Putney skydiver died after becoming entangled with fellow jumper, inquest told
15:45 21 February 2013
A skydiver involved in a mid-air collision that claimed the life of a Putney wine merchant became entangled when his knees hit his fellow diver’s canopy, an inquest heard today.
Matt Le Berre shouted “I’ve killed him” as he lay injured after the incident, which killed Patrick Sandeman after a jump at Sibson Aerodrome, near Peterborough on September 22.
The collision took place on the approach to the landing zone, an inquest at Lawrence Court, Huntingdon, heard today.
As fellow skydivers and paramedics fought to save Mr Sandeman’s life, Mr Le Berre was heard screaming in pain.
Jump-master Michael Wilson-Roberts rushed to help both men within seconds of them hitting the ground.
He said: “Matt was shouting ‘It’s my fault, my friend, my friend, I’ve killed him’. He was also muttering in French.
“I can’t say he was completely lucid. He was in a bad way and may not have been aware what he was saying but I can’t deny what I heard.”
Mr Sandeman, of Montolieu Gardens, was pronounced dead at the scene and had suffered injuries to his head, ribs and pelvis.
The 53-year-old, who had completed 677 previous jumps, was a partner in Lea & Sandeman, the fine wine merchants and was described after his death as “a total ornament to the British wine trade”.
The inquest heard that Mr Le Berre and Mr Sandeman had jumped from the same plane.
The airfield was busy that day and there was little wind.
Their jumps were staggered for safety reasons with Mr Le Berre jumping as part of the first group of nine and Mr Sandeman part of a second group of four.
Both left the plane at about 14,000ft, reaching speeds of up to 200mph in freefall before deploying their parachutes between 5,000ft and 2,500ft.
Giving evidence, Mr Le Berre, who had completed 488 jumps, said he was slowing after performing an advanced “swooping” manoeuvre, involving a sudden turn and increase in speed, when he saw Mr Sandeman below him.
The 28-year-old originally from France but now living in London, said he remembered pulling on his breaks but could not prevent his knees hitting Mr Sandeman’s canopy and tangling their parachute lines.
Mr Wilson-Roberts told the inquest that swooping turns created unpredictable landing patterns and made it more difficult for skydivers to predict one another’s movements.
He was part of Mr Sandeman’s group and captured a video of the jump using a head camera.
It showed the early stages of the jump unfolding uneventfully before the camera lost sight of Mr Sandeman.
Mr Sandeman’s wife and son left the inquest as this was played.
Witnesses gave conflicting accounts as to which man collided with the other.

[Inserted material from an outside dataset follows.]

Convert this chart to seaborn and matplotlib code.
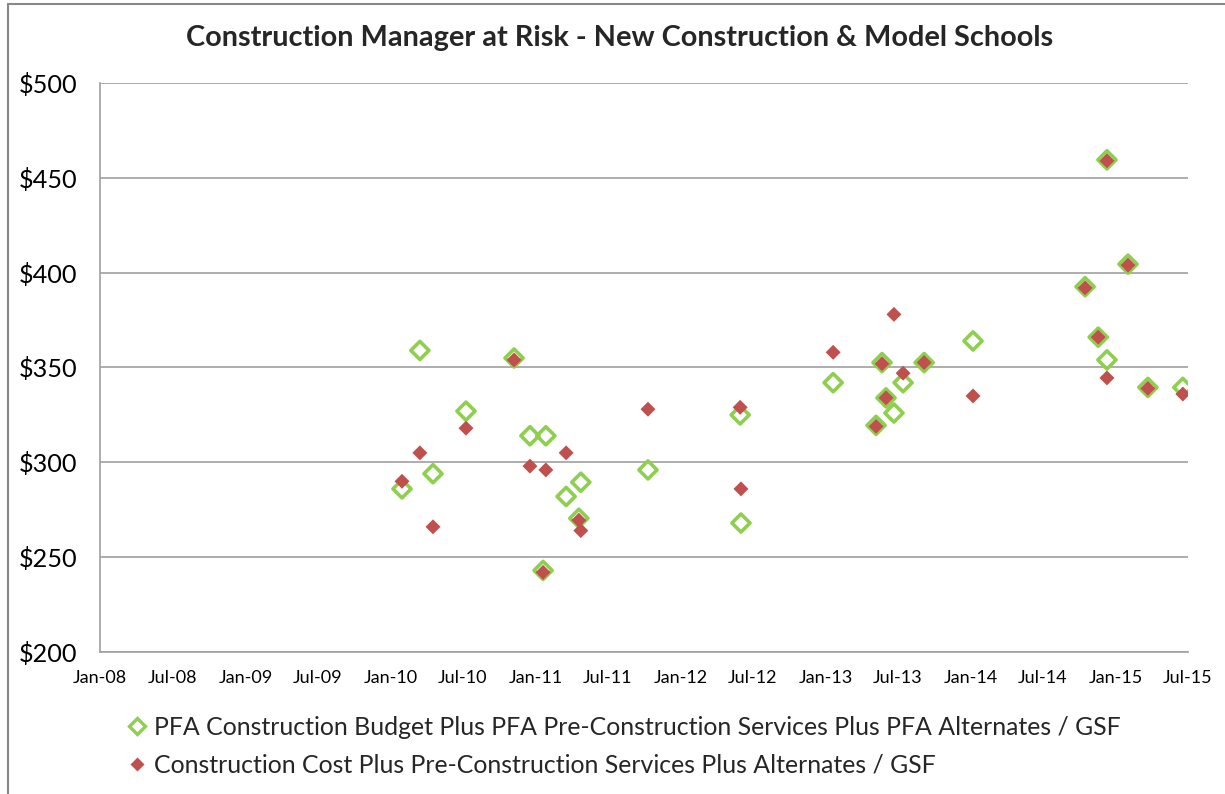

But Tony Butler, technical officer for the British Parachute Association, who conducted an investigation, said he was now convinced that it was Mr Sandeman who collided with Mr Le Berre.
Deputy coroner Belinda Cheney recorded a verdict of accidental death and added that it was “more likely than not” that it was Mr Sandeman who collided with Mr Le Berre.
She said: “This was not a straightforward incident, and there has been quite a lot of inconsistency in the evidence.
“I don’t think anybody’s ever going to know what direction Mr Sandeman was coming from and whether he did anything wrong.”
She added it was clear Mr Sandeman was clearly an “active and successful man”.
Outside the inquest, solicitor Dominic Fairclough read a statement on behalf of Mr Sandeman’s family.
He said: “Patrick was an incredibly loving husband and father who lived life to the full.
“The only positive outcome from this has been Mr Le Berre’s recovery.”